Confrontiamo utili operativi e utili effettivi (II Parte)

- 09/06/2016
Alla luce degli utili ufficialmente riportati negli ultimi dodici mesi, e a fronte di una quotazione dello S&P500 a 2100 punti, otteniamo che il mercato quota a circa 24 volte i profitti. Per dirla in altri termini, se aveste un’azienda che realizza profitti annuali per 100.000 dollari all’anno al netto delle tasse, e un giorno arrivasse qualcuno che ve ne offre 2.4 milioni per rilevarla, non vi affrettereste a venderla?

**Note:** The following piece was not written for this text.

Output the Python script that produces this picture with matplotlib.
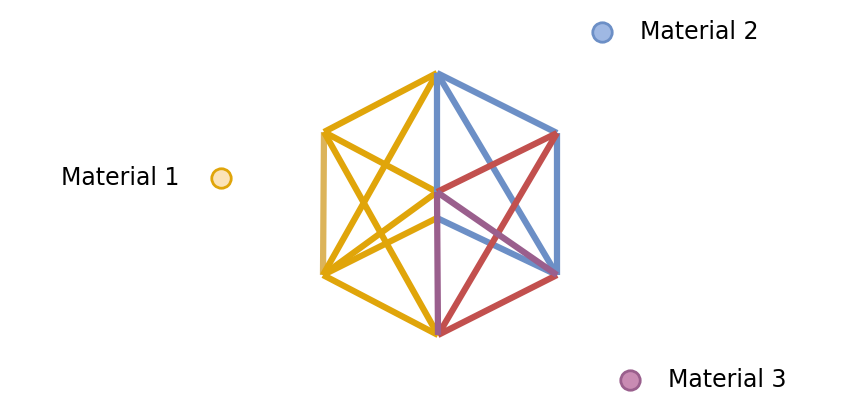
import matplotlib.pyplot as plt

# node positions (pixel-like coordinates, y downward)
nodes = {
    "T": (437, 73), "UL": (324, 132), "LL": (323, 275), "B": (438, 335),
    "UR": (557, 133), "LR": (557, 275), "C1": (437, 192), "C2": (437, 218),
}
yellow, blue, red, purple = "#e0a50a", "#6c8fc6", "#c2504e", "#9a5f8d"
edges = [
    ("T", "UL", yellow), ("UL", "LL", "#dcb45a"), ("LL", "B", yellow),
    ("UL", "B", yellow), ("T", "LL", yellow), ("UL", "C1", yellow),
    ("LL", "C1", yellow), ("LL", "C2", yellow),
    ("T", "UR", blue), ("UR", "LR", blue), ("T", "LR", blue),
    ("T", "C1", blue), ("C2", "LR", blue),
    ("UR", "C1", red), ("UR", "B", red), ("LR", "B", red),
    ("C1", "LR", purple), ("C1", "B", purple),
]
legend_labels = ["Material 1", "Material 2", "Material 3"]
legend_pos = [(221, 178), (602, 32), (630, 380)]
legend_fill = ["#fbe3b8", "#9fb8e3", "#c98bb3"]
legend_edge = [yellow, blue, purple]

fig = plt.figure(figsize=(8.5, 4.12), dpi=100)
ax = fig.add_axes([0, 0, 1, 1])
ax.set_xlim(0, 850)
ax.set_ylim(412, 0)
ax.axis("off")

for a, b, c in edges:
    (x1, y1), (x2, y2) = nodes[a], nodes[b]
    ax.plot([x1, x2], [y1, y2], color=c, lw=4.5, solid_capstyle="butt")

for (x, y), lab, fc, ec, side in zip(legend_pos, legend_labels, legend_fill, legend_edge,
                                     ["left", "right", "right"]):
    ax.plot(x, y, "o", ms=14, mfc=fc, mec=ec, mew=2)
    if side == "left":
        ax.text(x - 42, y, lab, ha="right", va="center", fontsize=17)
    else:
        ax.text(x + 38, y, lab, ha="left", va="center", fontsize=17)

fig.savefig("out.png")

Certo, si tratterebbe di una scelta personale sofferta; ma, storicamente, un multiplo così elevato è molto elevato.
Ecco alcuni dati interessanti, sempre dal sito di Standard&Poor’s. Alla fine del 1988 l’indice quotava 278 punti, e il P/E era pari a 11.69 volte. Lo S&P500 decollò fino a 306 punti nel Q3 1990, e il P/E salì a 14.08 volte. È un multiplo che ragionevolmente può essere considerato conveniente, specie se il mercato manifesta enormi potenzialità.
Andiamo avanti, e giungiamo alla fine degli anni Novanta, quando il mercato arrivò a quotare attorno a 30 volte gli utili: i livelli più elevati mai sperimentati. E quando scoppiò la bolla immobiliare, il P/E si attestava a 22.19 volte: lo S&P sarebbe sceso da 1527 a 1166 punti, e ciò malgrado il P/E si sarebbe ulteriormente impennato fino a 25.38 volte!
Il punto è che siamo comunque su livelli osceni, e sebbene non si possa prevedere quando questa situazione verrà meno, la storia suggerisce che il potenziale rialzista è ben poca cosa, rispetto al potenziale ribassista. La storia suggerirà che questo è il momento per vendere azioni.
Sempre la storia, offre diversi esempi in cui è stata proposta una argomentazione del tipo “questa volta è diverso”. Il diverso questa volta sarebbe rappresentato dall’economia che finalmente spicca il volo dopo il “capolavoro” realizzato dalla Fed nel traghettare l’economia fuori dalla crisi (una crisi iniziata otto anni fa!). In altre parole staremmo finalmente per uscire da un contesto di bassa crescita ed elevate valutazioni. Siamo ben consapevoli che questa è la speranza, più che l’argomentazione, dei Tori, e la Fed ha fatto la sua parte per neutralizzare gli effetti disastrosi della recessione indotta dallo scoppio della bolla immobiliare. Ma nel tenere per otto anni il piede sul pedale dello stimolo monetario non ha fatto altro che gonfiare la ricchezza e aumentare a dismisura le disparità. Crediamo che neanche questa volta sarà “diverso”, e che a tempo debito la bolla delle banche centrali deflagrerà.